Vicki Been ’83 returns to NYU Law after successful stint as New York City’s housing commissioner

Vicki Been ’83, Boxer Family Professor of Law, has returned to NYU Law from a three-year leave during which she served as commissioner of the New York City Department of Housing Preservation and Development (HPD), the nation’s largest municipal housing agency.

One of Been’s key accomplishments in her time at HPD was the successful creation and launch of a 10-year plan to build or preserve 200,000 affordable apartments for New Yorkers in all five of the city’s boroughs. By the time Been departed the agency, the plan had already financed the construction of nearly 21,000 new homes and preserved the affordability of over 41,000 existing ones, putting the city ahead of schedule.

As she returns to teaching and her position as faculty co-director of the Furman Center for Real Estate and Urban Policy, Been will shift from a local to a federal focus. “We’ve built a lot of the foundation over the past three years that is needed to get that affordable housing built,” she says, “but now the big challenge is going to be on the federal front. This is an area where the Furman Center’s work can be particularly helpful in showing the federal government the value of affordable housing.”

Having long been a researcher providing data to government agencies, Been returns to research and analysis with a deeper understanding of the exigencies on the other side. Articulating her view that the Furman Center’s research needs to be increasingly timely going forward, she adds, “I have a much better appreciation for the government’s need to make decisions in a hurry under conditions of great uncertainty…. Academics always strive to have the most thorough, the most accurate, the most perfect research, but there’s a tradeoff there. I think I’ve learned a lot about that tradeoff and how to balance those competing needs.”

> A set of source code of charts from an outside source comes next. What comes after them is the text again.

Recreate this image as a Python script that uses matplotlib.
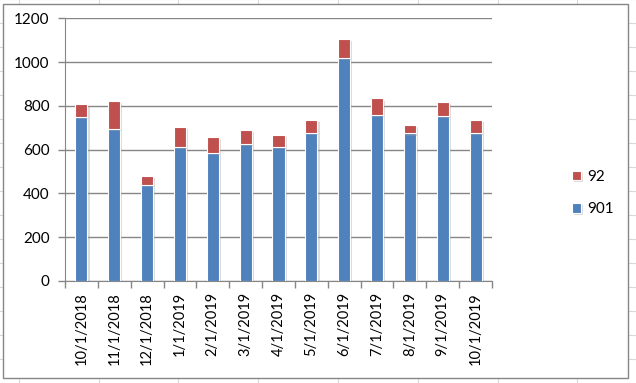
import matplotlib.pyplot as plt
import matplotlib.patheffects as pe
from matplotlib.lines import Line2D
from matplotlib.patches import Rectangle

dates = ["10/1/2018", "11/1/2018", "12/1/2018", "1/1/2019", "2/1/2019", "3/1/2019",
         "4/1/2019", "5/1/2019", "6/1/2019", "7/1/2019", "8/1/2019", "9/1/2019", "10/1/2019"]
s901 = [750, 693, 438, 613, 583, 624, 613, 677, 1017, 758, 674, 754, 677]
s92 = [58, 129, 43, 90, 75, 66, 54, 58, 87, 76, 39, 62, 58]

plt.rcParams['font.family'] = ['Lato', 'DejaVu Sans']

W, H = 636, 383
fig = plt.figure(figsize=(W / 100, H / 100), dpi=100)

# spreadsheet cell grid behind the chart
for x in [19, 99, 178, 258, 338, 418, 498, 577]:
    fig.add_artist(Line2D([x / W, x / W], [0, 1], color="#d9d9d9", lw=0.8, zorder=0))
for y in range(-1, H, 24):
    yy = 1 - y / H
    fig.add_artist(Line2D([0, 1], [yy, yy], color="#d9d9d9", lw=0.8, zorder=0))

# chart area
fig.add_artist(Rectangle((3 / W, 1 - 378 / H), (628 - 3) / W, (378 - 4) / H,
                         facecolor="white", edgecolor="#868686", lw=1, zorder=1))

ax = fig.add_axes([65 / W, 1 - 281 / H, (492 - 65) / W, (281 - 18.3) / H], zorder=2)
ax.patch.set_alpha(0)

x = list(range(len(dates)))
shadow = [pe.SimplePatchShadow(offset=(1.5, -1.5), shadow_rgbFace="#999999", alpha=0.35), pe.Normal()]
b1 = ax.bar(x, s901, width=0.37, color="#4F81BD", edgecolor="white", lw=0.8, label="901", zorder=3)
b2 = ax.bar(x, s92, width=0.37, bottom=s901, color="#C0504D", edgecolor="white", lw=0.8, label="92", zorder=3)
for b in list(b1) + list(b2):
    b.set_path_effects(shadow)

ax.set_ylim(0, 1200)
ax.set_yticks(range(0, 1201, 200))
ax.set_xlim(-0.5, len(dates) - 0.5)
ax.set_xticks([i - 0.5 for i in range(len(dates) + 1)])
ax.set_xticklabels([])
ax.set_xticks(x, minor=True)
ax.set_xticklabels(dates, minor=True, rotation=90, fontsize=10.5)
ax.tick_params(axis="x", which="major", length=5, color="#868686", width=1)
ax.tick_params(axis="x", which="minor", length=0, pad=8)
ax.tick_params(axis="y", length=5, color="#868686", width=1, labelsize=11, pad=6)

ax.yaxis.grid(True, color="#868686", lw=1)
ax.set_axisbelow(True)
for s in ["top", "right"]:
    ax.spines[s].set_visible(False)
for s in ["left", "bottom"]:
    ax.spines[s].set_color("#868686")

ax.legend([b2, b1], ["92", "901"], loc="center left", bbox_to_anchor=(1.155, 0.335),
          frameon=False, fontsize=11, handlelength=0.6, handleheight=0.6,
          handletextpad=0.4, labelspacing=1.2)

fig.savefig("out.png", dpi=100)
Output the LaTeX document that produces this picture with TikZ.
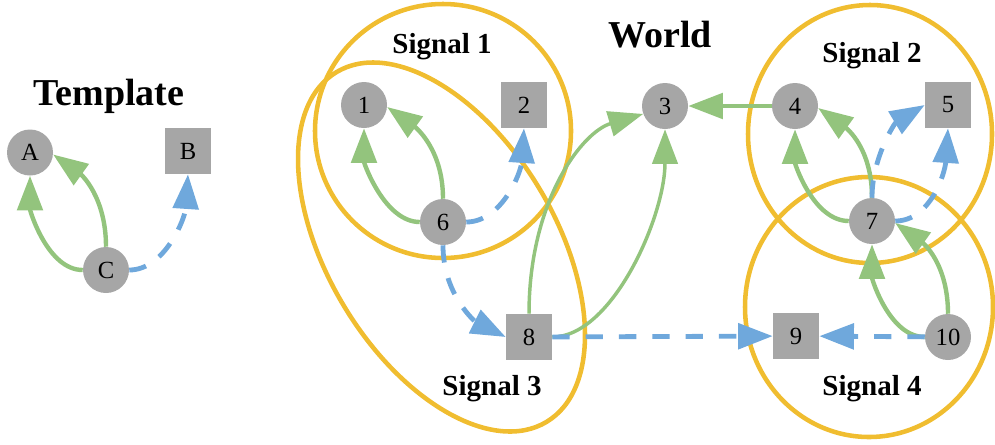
\documentclass[tikz,border=0pt]{standalone}
\usepackage{fontspec}
\setmainfont{Liberation Serif}
\usetikzlibrary{arrows.meta}
\definecolor{sigyel}{HTML}{F0BD30}
\definecolor{edgegreen}{HTML}{93C47D}
\definecolor{edgeblue}{HTML}{6FA8DC}
\definecolor{nodegray}{HTML}{A6A6A6}
\tikzset{
  cnode/.style={circle, fill=nodegray, minimum size=34.5pt, inner sep=0pt, font=\fontsize{18.5pt}{20pt}\selectfont},
  snode/.style={rectangle, fill=nodegray, minimum size=34.5pt, inner sep=0pt, font=\fontsize{18.5pt}{20pt}\selectfont},
  tip/.style={-{Triangle[length=26pt,width=19pt]}},
  gedge/.style={draw=edgegreen, line width=3.3pt, tip},
  gthin/.style={draw=edgegreen, line width=2.6pt, tip},
  bedge/.style={draw=edgeblue, line width=3.6pt, dash pattern=on 13pt off 12pt, tip},
  sig/.style={draw=sigyel, line width=3.4pt},
  titlelab/.style={font=\bfseries\fontsize{28.5pt}{30pt}\selectfont, anchor=base},
  siglab/.style={font=\bfseries\fontsize{21.75pt}{24pt}\selectfont, anchor=base}
}
\begin{document}
\begin{tikzpicture}[x=0.75pt, y=-0.75pt]
\useasboundingbox (0,0) rectangle (995,444);

% signal ellipses
\draw[sig] (443,131) ellipse [x radius=128, y radius=127];
\draw[sig, rotate around={-59:(441.5,247)}] (441.5,247) ellipse [x radius=204, y radius=114];
\draw[sig] (870,134) ellipse [x radius=122, y radius=129];
\draw[sig] (869,307) ellipse [x radius=124, y radius=130];

% titles and labels
\node[titlelab] (ttemplate) at (109,105) {Template};
\node[titlelab] (tworld) at (660,47) {World};
\node[siglab] (s1) at (442,53) {Signal 1};
\node[siglab] (s2) at (872,62) {Signal 2};
\node[siglab] (s3) at (492,395) {Signal 3};
\node[siglab] (s4) at (872,395) {Signal 4};

% template nodes
\node[cnode] (A) at (30,152.5) {A};
\node[snode] (B) at (188,151) {B};
\node[cnode] (C) at (106,270) {C};

% world nodes
\node[cnode] (n1) at (364,105) {1};
\node[snode] (n2) at (524,105) {2};
\node[cnode] (n3) at (665,106) {3};
\node[cnode] (n4) at (795,106) {4};
\node[snode] (n5) at (948,105) {5};
\node[cnode] (n6) at (443,222) {6};
\node[cnode] (n7) at (872,221) {7};
\node[snode] (n8) at (529,337) {8};
\node[snode] (n9) at (796,336) {9};
\node[cnode] (n10) at (948,337) {10};

% template edges
\draw[gedge] (C.west) .. controls +(-35,0) and +(0,35) .. (A.south);
\draw[gedge] (C.north) .. controls +(0,-50) and +(28,20) .. (A.-5);
\draw[bedge] (C.east) .. controls +(35,0) and +(-3,45) .. (B.south);

% 6 -> 1, 2, 8
\draw[gedge] (n6.west) .. controls +(-35,0) and +(0,35) .. (n1.south);
\draw[gedge] (n6.north) .. controls +(0,-50) and +(28,20) .. (n1.-5);
\draw[bedge] (n6.east) .. controls +(35,0) and +(-3,45) .. (n2.south);
\draw[bedge] (n6.south) .. controls +(0,50) and +(-30,-15) .. (n8.west);

% 8 -> 3, 9
\draw[gthin] (n8.north) .. controls +(0,-113) and +(-61,18) .. (n3.200);
\draw[gthin] (n8.east) .. controls +(60,0) and +(0,87) .. (n3.south);
\draw[bedge] (n8) -- (n9);

% 4 -> 3
\draw[gedge] (n4) -- (n3);

% 7 -> 4, 5
\draw[gedge] (n7.west) .. controls +(-35,0) and +(0,35) .. (n4.south);
\draw[gedge] (n7.north) .. controls +(0,-50) and +(28,20) .. (n4.-5);
\draw[bedge] (n7.north) .. controls +(0,-40) and +(-30,18) .. (n5.west);
\draw[bedge] (n7.east) .. controls +(35,0) and +(-3,45) .. (n5.south);

% 10 -> 7, 9
\draw[gedge] (n10.west) .. controls +(-35,0) and +(0,35) .. (n7.south);
\draw[gedge] (n10.north) .. controls +(0,-50) and +(28,20) .. (n7.-5);
\draw[bedge] (n10) -- (n9);
\end{tikzpicture}
\end{document}
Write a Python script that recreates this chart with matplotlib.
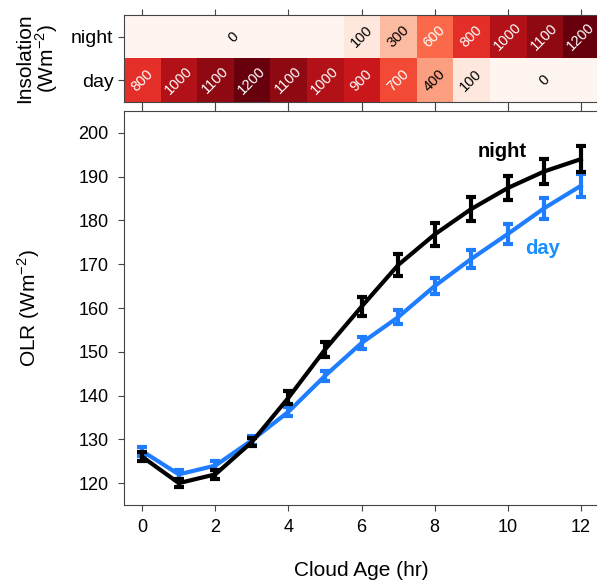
import numpy as np
import matplotlib.pyplot as plt
from matplotlib.colors import Normalize

plt.rcParams["font.family"] = ["Liberation Sans", "DejaVu Sans"]
plt.rcParams["mathtext.fontset"] = "custom"
plt.rcParams["mathtext.rm"] = "Liberation Sans"

# cloud age (hr)
age = [0, 1, 2, 3, 4, 5, 6, 7, 8, 9, 10, 11, 12]

# OLR (W m-2) and error bar half-widths
olr_night = [126, 120, 122, 129.4, 139.5, 150.5, 160.3, 169.8, 176.8, 182.6, 187.4, 191.2, 194]
err_night = [1, 1, 1, 1, 1.5, 1.8, 2.2, 2.5, 2.6, 2.7, 2.8, 2.8, 3]
olr_day = [127.3, 122, 124, 129.8, 136.3, 144.5, 152, 157.9, 165, 171.2, 176.9, 182.8, 187.9]
err_day = [1, 1, 1, 1, 1, 1.2, 1.4, 1.6, 1.8, 2, 2.2, 2.4, 2.6]

# insolation (W m-2) per cloud age
insol_night = [0, 0, 0, 0, 0, 0, 100, 300, 600, 800, 1000, 1100, 1200]
insol_day = [800, 1000, 1100, 1200, 1100, 1000, 900, 700, 400, 100, 0, 0, 0]
rows = ["night", "day"]

BLUE = "#1f7dff"
SPINE = "#444444"

fig = plt.figure(figsize=(5.97, 5.80), dpi=100)
ax_top = fig.add_axes([0.2077, 0.8241, 0.7957, 0.150])
ax = fig.add_axes([0.2077, 0.1293, 0.7957, 0.6793])

# --- insolation strip
grid = np.array([insol_night, insol_day], dtype=float)
norm = Normalize(vmin=0, vmax=1200)
ax_top.imshow(grid, cmap="Reds", norm=norm, aspect="auto",
              extent=(-0.5, 12.5, 1.5, -0.5), interpolation="nearest")
ax_top.set_xlim(-0.5, 12.5)
ax_top.set_ylim(1.5, -0.5)
ax_top.set_yticks([0, 1])
ax_top.set_yticklabels(rows, fontsize=14)
ax_top.set_xticks(range(0, 13, 2))
ax_top.tick_params(axis="x", top=True, bottom=True, labelbottom=False,
                   direction="out", length=4, color=SPINE)
ax_top.tick_params(axis="y", direction="out", length=4, color=SPINE)
ax_top.set_ylabel("Insolation\n(Wm$^{-2}$)", fontsize=15, linespacing=0.95,
                  labelpad=8)
for s in ax_top.spines.values():
    s.set_color(SPINE)


def label_row(ax_, vals, row):
    # merge runs of zeros into one label
    i = 0
    n = len(vals)
    while i < n:
        j = i
        while j + 1 < n and vals[j + 1] == vals[i] and vals[i] == 0:
            j += 1
        v = vals[i]
        col = "white" if v >= 600 else "black"
        ax_.text((i + j) / 2, row, f"{v:g}", rotation=45, ha="center",
                 va="center", color=col, fontsize=10.5,
                 rotation_mode="anchor")
        i = j + 1


label_row(ax_top, insol_night, 0)
label_row(ax_top, insol_day, 1)

# --- OLR curves
ax.errorbar(age, olr_night, yerr=err_night, color="black", lw=3,
            elinewidth=3, capsize=3.5, capthick=3, zorder=3)
ax.errorbar(age, olr_day, yerr=err_day, color=BLUE, lw=3,
            elinewidth=3, capsize=3.5, capthick=3, zorder=2)
ax.text(9.85, 195.8, "night", color="black", fontsize=14.5, weight="bold",
        ha="center", va="center")
ax.text(10.95, 173.5, "day", color="#1a8fff", fontsize=14.5, weight="bold",
        ha="center", va="center")

ax.set_xlim(-0.5, 12.5)
ax.set_ylim(115, 205)
ax.set_xticks(range(0, 13, 2))
ax.set_yticks(range(120, 201, 10))
ax.tick_params(axis="x", top=True, direction="out", length=4, color=SPINE,
               labelsize=13, pad=6)
ax.tick_params(axis="y", direction="out", length=4, color=SPINE,
               labelsize=13, pad=7)
ax.set_xlabel("Cloud Age (hr)", fontsize=15, labelpad=18)
ax.set_ylabel("OLR (Wm$^{-2}$)", fontsize=15, labelpad=26)
for s in ax.spines.values():
    s.set_color(SPINE)

plt.savefig("out.png", dpi=100)
plt.close()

Been’s stint as commissioner has also prompted her to undertake a new book on how cities should respond to community fears of gentrification and the resulting neighborhood changes. She will collaborate with former colleague Carl Weisbrod, who recently stepped down as director of the New York City Department of City Planning and chairman of the New York City Planning Commission.

“The most difficult problem that I faced as commissioner was working with communities who were afraid of development because they were afraid of displacement and gentrification,” says Been. “That’s a nut that no city has really cracked well, and we were certainly trying on a variety of fronts to address that problem.”

Apart from the 10-year plan, Been’s proudest accomplishment as commissioner was the passage of Zoning for Quality and Affordability, a 400-page amendment to the city’s existing zoning rules. The zoning enhancements, she explains, drew heavily on Furman Center research from the past decade.

“Zoning for Quality and Affordability got rid of a lot of inefficient and burdensome regulations,” says Been. “It really opens up affordable housing and senior housing especially…. It was a very direct way in which all the research that we did at the Furman Center and the work that I had done as an academic came into very real focus and produced change.”